### Supplied records:
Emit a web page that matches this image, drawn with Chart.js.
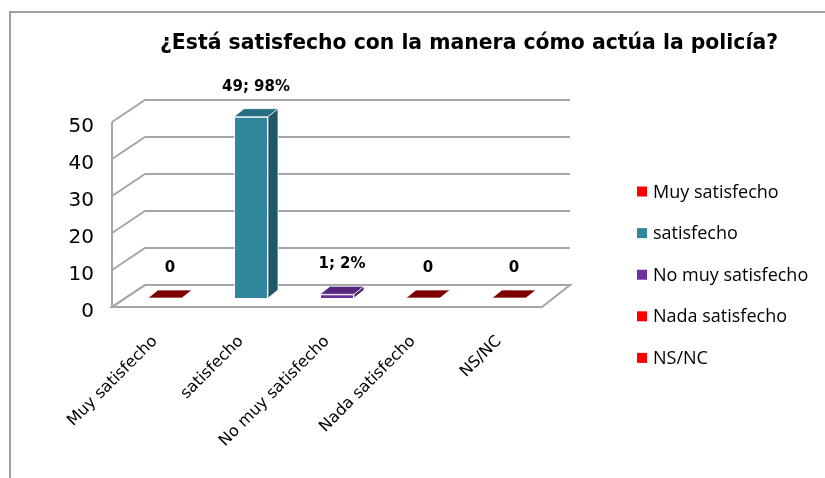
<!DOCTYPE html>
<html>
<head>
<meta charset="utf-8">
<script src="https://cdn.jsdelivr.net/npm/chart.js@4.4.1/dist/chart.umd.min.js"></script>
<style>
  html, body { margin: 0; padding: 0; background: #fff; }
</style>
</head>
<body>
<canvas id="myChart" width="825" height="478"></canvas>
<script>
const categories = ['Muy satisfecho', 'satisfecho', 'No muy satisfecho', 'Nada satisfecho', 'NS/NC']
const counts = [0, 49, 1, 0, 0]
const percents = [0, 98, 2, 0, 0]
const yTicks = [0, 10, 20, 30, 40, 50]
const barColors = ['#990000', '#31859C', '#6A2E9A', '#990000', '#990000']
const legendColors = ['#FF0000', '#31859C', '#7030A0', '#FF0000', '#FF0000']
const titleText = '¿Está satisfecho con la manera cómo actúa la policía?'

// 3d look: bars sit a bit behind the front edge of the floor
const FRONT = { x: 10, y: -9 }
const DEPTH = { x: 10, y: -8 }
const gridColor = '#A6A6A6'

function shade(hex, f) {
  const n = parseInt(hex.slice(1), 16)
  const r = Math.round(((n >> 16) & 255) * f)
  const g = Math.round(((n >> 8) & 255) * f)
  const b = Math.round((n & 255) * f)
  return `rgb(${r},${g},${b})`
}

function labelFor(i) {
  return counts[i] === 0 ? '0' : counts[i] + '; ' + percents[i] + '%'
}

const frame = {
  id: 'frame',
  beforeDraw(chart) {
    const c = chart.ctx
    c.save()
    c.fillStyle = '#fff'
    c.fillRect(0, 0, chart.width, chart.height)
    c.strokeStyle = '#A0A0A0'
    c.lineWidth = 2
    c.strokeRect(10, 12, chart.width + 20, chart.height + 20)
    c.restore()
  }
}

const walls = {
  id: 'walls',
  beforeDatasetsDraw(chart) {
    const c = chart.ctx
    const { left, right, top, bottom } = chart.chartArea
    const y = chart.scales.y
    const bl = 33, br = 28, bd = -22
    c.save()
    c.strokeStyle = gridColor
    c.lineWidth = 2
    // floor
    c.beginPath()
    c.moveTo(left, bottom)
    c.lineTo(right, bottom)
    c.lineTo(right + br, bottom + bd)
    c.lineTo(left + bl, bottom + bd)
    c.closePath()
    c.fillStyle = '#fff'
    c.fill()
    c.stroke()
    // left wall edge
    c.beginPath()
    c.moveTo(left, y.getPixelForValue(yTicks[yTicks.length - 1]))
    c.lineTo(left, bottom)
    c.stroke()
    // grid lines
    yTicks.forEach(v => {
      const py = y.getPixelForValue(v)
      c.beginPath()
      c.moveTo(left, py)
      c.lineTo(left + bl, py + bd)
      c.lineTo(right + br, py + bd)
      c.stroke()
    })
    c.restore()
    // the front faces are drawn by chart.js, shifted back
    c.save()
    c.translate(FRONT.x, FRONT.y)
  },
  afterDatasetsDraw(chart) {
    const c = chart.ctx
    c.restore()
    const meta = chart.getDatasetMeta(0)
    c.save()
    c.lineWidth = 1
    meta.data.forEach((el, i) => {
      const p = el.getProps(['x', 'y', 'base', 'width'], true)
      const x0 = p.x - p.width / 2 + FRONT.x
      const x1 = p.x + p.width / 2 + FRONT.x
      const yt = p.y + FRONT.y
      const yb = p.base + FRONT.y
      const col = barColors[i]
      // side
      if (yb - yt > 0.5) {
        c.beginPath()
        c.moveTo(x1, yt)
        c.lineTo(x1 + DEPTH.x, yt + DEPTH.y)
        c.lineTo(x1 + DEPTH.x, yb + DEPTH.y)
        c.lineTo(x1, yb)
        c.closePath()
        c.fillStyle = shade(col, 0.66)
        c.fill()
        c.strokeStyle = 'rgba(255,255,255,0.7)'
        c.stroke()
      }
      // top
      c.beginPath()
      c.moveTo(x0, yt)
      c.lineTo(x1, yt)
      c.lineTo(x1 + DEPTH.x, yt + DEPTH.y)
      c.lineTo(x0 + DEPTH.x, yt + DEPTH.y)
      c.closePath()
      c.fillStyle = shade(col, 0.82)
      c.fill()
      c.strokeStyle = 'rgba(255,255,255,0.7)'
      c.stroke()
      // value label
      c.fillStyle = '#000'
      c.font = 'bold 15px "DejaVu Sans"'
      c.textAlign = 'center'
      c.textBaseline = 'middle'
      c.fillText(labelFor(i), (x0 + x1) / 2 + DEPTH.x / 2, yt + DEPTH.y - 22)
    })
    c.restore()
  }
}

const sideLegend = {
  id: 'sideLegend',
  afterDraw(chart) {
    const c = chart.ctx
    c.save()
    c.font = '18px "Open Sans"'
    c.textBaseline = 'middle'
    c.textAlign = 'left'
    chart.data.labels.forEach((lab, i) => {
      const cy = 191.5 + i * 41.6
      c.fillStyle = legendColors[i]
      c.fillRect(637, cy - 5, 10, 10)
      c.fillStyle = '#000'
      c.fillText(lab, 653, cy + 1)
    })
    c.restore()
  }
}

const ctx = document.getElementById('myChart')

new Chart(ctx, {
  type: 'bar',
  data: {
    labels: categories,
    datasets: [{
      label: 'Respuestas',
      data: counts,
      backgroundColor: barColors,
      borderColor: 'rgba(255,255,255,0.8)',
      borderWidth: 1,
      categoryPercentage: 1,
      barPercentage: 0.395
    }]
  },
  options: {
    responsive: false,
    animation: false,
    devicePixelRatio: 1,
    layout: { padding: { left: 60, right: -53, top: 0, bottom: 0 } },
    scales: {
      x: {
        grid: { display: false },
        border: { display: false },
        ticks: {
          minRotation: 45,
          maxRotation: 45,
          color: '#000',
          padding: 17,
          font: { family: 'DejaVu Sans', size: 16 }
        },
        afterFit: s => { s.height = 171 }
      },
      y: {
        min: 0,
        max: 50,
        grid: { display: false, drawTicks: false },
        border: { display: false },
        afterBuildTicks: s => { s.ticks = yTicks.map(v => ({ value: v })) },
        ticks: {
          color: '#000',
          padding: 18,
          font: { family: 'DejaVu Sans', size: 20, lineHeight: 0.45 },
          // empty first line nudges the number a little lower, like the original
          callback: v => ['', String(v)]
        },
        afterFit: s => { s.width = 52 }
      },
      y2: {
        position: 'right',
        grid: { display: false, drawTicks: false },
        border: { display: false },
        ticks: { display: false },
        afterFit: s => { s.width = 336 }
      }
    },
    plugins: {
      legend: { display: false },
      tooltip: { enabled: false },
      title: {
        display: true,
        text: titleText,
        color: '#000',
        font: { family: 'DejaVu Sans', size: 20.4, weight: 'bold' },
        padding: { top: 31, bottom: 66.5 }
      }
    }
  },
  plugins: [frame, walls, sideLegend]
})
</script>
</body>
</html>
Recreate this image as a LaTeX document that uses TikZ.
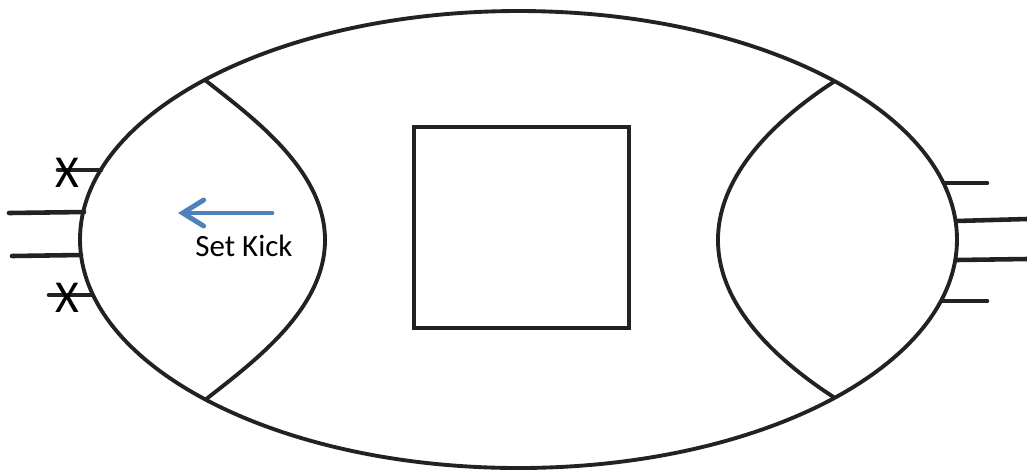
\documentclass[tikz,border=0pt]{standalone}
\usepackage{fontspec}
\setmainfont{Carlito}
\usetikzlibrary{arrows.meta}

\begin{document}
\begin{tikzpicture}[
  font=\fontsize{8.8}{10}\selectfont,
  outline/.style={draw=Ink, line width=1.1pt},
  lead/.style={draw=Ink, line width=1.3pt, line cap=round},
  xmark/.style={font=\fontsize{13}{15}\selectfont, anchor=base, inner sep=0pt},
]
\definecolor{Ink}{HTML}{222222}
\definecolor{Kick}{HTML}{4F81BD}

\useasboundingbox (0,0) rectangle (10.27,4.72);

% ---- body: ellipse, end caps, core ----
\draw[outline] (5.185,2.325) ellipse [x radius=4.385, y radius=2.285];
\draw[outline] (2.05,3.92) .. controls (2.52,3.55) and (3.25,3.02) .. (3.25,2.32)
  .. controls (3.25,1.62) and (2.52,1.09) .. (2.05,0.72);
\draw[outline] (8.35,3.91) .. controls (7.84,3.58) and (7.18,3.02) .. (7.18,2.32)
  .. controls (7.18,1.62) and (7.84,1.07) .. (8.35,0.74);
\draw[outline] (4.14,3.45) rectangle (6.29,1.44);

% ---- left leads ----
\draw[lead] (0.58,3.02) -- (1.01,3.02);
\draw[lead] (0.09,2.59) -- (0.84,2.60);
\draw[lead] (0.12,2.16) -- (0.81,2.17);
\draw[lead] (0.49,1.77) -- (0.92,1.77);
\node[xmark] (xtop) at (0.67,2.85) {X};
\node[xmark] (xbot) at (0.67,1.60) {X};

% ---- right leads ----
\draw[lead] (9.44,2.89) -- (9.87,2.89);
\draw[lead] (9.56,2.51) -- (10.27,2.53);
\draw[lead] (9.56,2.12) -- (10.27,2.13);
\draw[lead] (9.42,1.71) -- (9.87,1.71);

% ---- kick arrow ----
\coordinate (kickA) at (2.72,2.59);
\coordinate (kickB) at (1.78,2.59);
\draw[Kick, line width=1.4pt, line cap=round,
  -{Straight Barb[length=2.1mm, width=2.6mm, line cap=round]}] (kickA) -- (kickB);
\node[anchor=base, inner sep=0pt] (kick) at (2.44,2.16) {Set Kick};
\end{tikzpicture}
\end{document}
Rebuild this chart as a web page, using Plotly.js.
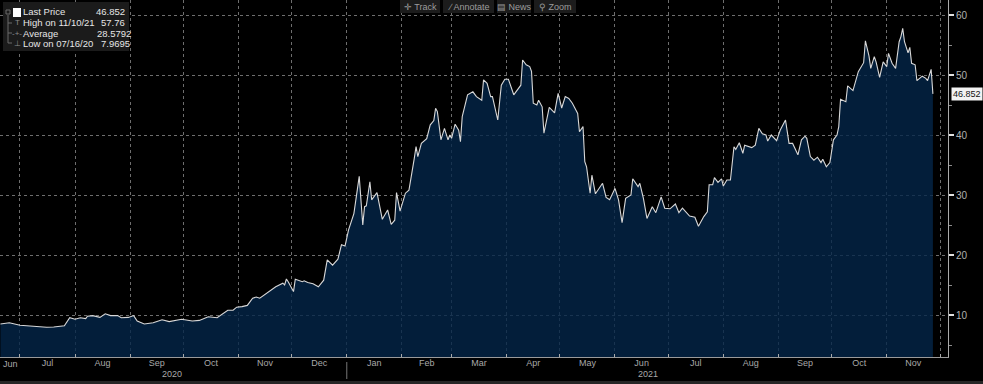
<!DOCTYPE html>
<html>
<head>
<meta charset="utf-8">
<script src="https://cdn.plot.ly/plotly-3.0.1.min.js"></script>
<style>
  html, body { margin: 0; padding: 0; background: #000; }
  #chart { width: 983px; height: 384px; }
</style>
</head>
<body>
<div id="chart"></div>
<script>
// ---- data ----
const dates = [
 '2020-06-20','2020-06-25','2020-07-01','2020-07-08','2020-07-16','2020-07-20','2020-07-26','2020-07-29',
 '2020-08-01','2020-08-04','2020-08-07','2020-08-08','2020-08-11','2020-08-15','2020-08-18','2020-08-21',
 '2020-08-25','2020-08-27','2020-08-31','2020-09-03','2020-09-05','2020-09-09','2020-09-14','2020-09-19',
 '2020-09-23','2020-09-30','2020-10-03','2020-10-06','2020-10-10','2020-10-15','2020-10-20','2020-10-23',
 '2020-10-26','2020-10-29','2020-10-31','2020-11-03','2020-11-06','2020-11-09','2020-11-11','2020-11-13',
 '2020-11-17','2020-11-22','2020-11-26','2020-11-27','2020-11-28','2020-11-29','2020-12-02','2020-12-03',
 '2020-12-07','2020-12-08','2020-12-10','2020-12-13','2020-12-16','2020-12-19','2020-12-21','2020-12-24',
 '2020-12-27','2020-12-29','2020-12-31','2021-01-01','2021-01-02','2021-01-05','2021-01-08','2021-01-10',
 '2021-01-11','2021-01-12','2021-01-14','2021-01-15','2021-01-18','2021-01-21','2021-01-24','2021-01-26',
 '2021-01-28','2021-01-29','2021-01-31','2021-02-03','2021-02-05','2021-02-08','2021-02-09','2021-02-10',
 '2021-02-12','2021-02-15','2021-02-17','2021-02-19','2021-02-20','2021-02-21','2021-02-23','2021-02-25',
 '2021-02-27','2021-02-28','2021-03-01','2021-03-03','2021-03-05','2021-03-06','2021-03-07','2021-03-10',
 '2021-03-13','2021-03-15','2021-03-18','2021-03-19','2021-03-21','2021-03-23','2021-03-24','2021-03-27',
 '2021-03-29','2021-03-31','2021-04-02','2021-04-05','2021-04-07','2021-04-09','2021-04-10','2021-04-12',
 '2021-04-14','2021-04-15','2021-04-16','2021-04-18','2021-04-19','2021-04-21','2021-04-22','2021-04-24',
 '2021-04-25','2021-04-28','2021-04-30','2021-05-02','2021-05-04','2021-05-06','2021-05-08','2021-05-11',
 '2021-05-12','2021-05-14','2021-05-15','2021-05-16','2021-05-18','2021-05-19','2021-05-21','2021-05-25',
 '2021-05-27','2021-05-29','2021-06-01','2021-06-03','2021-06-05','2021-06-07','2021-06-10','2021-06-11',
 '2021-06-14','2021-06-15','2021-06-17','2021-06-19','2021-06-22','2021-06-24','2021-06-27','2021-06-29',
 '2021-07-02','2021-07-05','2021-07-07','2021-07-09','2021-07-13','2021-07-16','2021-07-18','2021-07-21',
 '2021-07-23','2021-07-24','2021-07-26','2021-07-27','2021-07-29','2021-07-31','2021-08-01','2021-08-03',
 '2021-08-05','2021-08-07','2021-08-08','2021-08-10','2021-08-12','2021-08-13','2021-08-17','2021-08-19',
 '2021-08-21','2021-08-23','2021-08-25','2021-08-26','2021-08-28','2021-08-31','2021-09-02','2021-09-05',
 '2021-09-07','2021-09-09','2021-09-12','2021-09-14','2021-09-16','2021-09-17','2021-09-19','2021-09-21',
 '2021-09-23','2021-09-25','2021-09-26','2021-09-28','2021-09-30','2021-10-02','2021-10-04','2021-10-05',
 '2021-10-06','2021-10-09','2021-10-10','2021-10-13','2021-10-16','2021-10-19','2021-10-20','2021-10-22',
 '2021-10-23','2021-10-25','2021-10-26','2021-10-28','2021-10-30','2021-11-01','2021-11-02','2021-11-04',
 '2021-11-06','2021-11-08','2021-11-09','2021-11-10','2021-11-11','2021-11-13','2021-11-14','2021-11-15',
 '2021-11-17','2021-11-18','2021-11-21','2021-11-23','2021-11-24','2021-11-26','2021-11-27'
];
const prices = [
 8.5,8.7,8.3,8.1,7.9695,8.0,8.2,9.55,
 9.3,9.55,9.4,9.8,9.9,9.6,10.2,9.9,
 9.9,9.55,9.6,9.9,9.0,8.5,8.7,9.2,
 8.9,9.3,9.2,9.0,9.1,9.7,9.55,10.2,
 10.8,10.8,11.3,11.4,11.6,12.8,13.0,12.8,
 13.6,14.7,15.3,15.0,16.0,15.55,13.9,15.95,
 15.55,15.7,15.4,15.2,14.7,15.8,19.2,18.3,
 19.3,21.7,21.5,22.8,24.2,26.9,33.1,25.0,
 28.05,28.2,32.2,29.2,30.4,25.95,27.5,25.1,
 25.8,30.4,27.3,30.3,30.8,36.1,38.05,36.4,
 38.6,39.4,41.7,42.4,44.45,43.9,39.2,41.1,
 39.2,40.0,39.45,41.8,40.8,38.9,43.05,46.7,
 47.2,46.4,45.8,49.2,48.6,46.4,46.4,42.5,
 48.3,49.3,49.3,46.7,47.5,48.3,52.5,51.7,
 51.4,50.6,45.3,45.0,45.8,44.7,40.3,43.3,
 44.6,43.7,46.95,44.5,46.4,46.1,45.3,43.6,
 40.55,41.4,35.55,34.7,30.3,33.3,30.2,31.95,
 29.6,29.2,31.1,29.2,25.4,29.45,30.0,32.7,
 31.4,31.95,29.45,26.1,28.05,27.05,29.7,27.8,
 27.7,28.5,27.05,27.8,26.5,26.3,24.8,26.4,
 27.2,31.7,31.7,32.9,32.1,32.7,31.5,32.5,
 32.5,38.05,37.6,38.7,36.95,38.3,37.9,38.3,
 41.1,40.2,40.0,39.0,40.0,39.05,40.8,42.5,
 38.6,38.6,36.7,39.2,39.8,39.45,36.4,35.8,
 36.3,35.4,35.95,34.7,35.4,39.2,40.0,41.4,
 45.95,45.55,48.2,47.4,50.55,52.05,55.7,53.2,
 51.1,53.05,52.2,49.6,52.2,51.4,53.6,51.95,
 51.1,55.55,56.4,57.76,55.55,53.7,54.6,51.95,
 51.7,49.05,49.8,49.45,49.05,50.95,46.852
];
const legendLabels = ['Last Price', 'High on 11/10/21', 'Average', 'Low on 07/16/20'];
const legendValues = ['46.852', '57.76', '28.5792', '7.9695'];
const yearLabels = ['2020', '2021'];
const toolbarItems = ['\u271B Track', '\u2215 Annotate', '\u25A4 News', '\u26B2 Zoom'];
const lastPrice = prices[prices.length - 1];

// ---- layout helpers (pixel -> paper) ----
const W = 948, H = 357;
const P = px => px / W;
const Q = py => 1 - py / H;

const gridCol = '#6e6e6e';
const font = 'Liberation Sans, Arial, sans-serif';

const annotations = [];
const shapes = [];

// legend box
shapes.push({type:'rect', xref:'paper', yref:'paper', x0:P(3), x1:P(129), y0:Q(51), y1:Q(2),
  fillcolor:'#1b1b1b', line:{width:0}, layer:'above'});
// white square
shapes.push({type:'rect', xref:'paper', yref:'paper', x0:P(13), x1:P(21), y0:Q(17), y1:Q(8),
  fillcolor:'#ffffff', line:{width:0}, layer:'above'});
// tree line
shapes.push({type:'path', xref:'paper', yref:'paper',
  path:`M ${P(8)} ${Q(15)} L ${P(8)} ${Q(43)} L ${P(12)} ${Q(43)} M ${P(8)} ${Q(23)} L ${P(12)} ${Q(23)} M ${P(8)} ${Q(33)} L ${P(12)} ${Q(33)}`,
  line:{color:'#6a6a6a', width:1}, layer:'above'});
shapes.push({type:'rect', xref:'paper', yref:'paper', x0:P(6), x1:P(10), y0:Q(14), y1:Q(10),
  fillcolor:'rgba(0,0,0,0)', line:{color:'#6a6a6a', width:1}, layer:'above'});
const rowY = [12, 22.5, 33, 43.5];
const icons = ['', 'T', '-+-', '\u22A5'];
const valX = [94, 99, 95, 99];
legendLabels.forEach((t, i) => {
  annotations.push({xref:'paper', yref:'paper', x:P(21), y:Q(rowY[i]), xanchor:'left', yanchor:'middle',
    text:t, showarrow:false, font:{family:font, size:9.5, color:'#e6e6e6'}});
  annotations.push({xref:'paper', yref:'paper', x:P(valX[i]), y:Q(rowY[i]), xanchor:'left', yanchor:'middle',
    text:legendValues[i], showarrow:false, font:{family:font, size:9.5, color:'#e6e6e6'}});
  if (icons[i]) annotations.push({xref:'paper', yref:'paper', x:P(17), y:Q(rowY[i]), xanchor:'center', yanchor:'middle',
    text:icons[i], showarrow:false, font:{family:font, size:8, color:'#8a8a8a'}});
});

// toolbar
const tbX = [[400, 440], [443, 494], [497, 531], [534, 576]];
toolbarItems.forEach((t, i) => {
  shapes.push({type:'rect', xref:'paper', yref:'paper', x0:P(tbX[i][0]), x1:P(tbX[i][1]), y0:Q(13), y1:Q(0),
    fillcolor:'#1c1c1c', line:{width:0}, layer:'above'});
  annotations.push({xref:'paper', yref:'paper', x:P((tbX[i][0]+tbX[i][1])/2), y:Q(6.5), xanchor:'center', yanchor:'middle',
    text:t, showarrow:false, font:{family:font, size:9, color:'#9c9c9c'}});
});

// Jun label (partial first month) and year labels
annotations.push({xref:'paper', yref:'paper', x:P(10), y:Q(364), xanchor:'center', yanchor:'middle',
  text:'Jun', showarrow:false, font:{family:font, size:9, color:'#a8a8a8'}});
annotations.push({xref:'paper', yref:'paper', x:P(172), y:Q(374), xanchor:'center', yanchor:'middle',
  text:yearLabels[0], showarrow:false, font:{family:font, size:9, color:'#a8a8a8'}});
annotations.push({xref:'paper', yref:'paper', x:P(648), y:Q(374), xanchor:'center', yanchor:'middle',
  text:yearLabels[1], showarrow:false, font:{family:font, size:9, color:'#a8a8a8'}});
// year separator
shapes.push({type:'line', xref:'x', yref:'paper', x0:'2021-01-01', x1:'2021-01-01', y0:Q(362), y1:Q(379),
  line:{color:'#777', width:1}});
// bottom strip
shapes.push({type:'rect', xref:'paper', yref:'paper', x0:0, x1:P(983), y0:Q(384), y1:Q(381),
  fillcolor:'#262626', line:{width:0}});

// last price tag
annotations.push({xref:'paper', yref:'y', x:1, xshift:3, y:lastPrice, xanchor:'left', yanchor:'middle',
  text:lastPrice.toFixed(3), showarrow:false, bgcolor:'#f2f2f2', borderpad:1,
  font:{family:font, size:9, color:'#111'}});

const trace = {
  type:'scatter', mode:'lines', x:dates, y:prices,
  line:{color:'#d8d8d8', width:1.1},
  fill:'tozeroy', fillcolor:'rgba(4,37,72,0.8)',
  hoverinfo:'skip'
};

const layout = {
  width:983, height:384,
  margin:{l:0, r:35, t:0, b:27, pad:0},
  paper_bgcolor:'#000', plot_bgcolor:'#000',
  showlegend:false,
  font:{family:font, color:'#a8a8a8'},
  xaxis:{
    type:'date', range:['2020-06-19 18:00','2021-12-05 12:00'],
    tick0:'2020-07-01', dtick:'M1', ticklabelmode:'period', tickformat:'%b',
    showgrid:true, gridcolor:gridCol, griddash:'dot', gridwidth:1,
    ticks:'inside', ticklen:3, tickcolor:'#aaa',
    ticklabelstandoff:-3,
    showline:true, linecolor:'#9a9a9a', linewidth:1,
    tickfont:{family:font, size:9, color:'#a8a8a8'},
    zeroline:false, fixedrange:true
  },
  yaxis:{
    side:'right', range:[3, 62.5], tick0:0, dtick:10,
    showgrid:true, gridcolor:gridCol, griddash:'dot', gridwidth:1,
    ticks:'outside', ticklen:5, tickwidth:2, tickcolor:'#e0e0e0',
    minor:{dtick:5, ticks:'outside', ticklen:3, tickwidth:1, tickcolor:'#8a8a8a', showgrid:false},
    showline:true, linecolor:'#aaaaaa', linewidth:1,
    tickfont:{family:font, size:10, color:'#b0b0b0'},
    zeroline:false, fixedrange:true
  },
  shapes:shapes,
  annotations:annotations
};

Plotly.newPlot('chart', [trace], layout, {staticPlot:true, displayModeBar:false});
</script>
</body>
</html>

### Exercise:
The first line to copy holds "Recreate this image", and the last holds "(0,0) rectangle (10.27,4.72);". Copy them and the lines between exactly, leaving out pictures.

### Solution to this exercise:
Recreate this image as a LaTeX document that uses TikZ.
\documentclass[tikz,border=0pt]{standalone}
\usepackage{fontspec}
\setmainfont{Carlito}
\usetikzlibrary{arrows.meta}

\begin{document}
\begin{tikzpicture}[
  font=\fontsize{8.8}{10}\selectfont,
  outline/.style={draw=Ink, line width=1.1pt},
  lead/.style={draw=Ink, line width=1.3pt, line cap=round},
  xmark/.style={font=\fontsize{13}{15}\selectfont, anchor=base, inner sep=0pt},
]
\definecolor{Ink}{HTML}{222222}
\definecolor{Kick}{HTML}{4F81BD}

\useasboundingbox (0,0) rectangle (10.27,4.72);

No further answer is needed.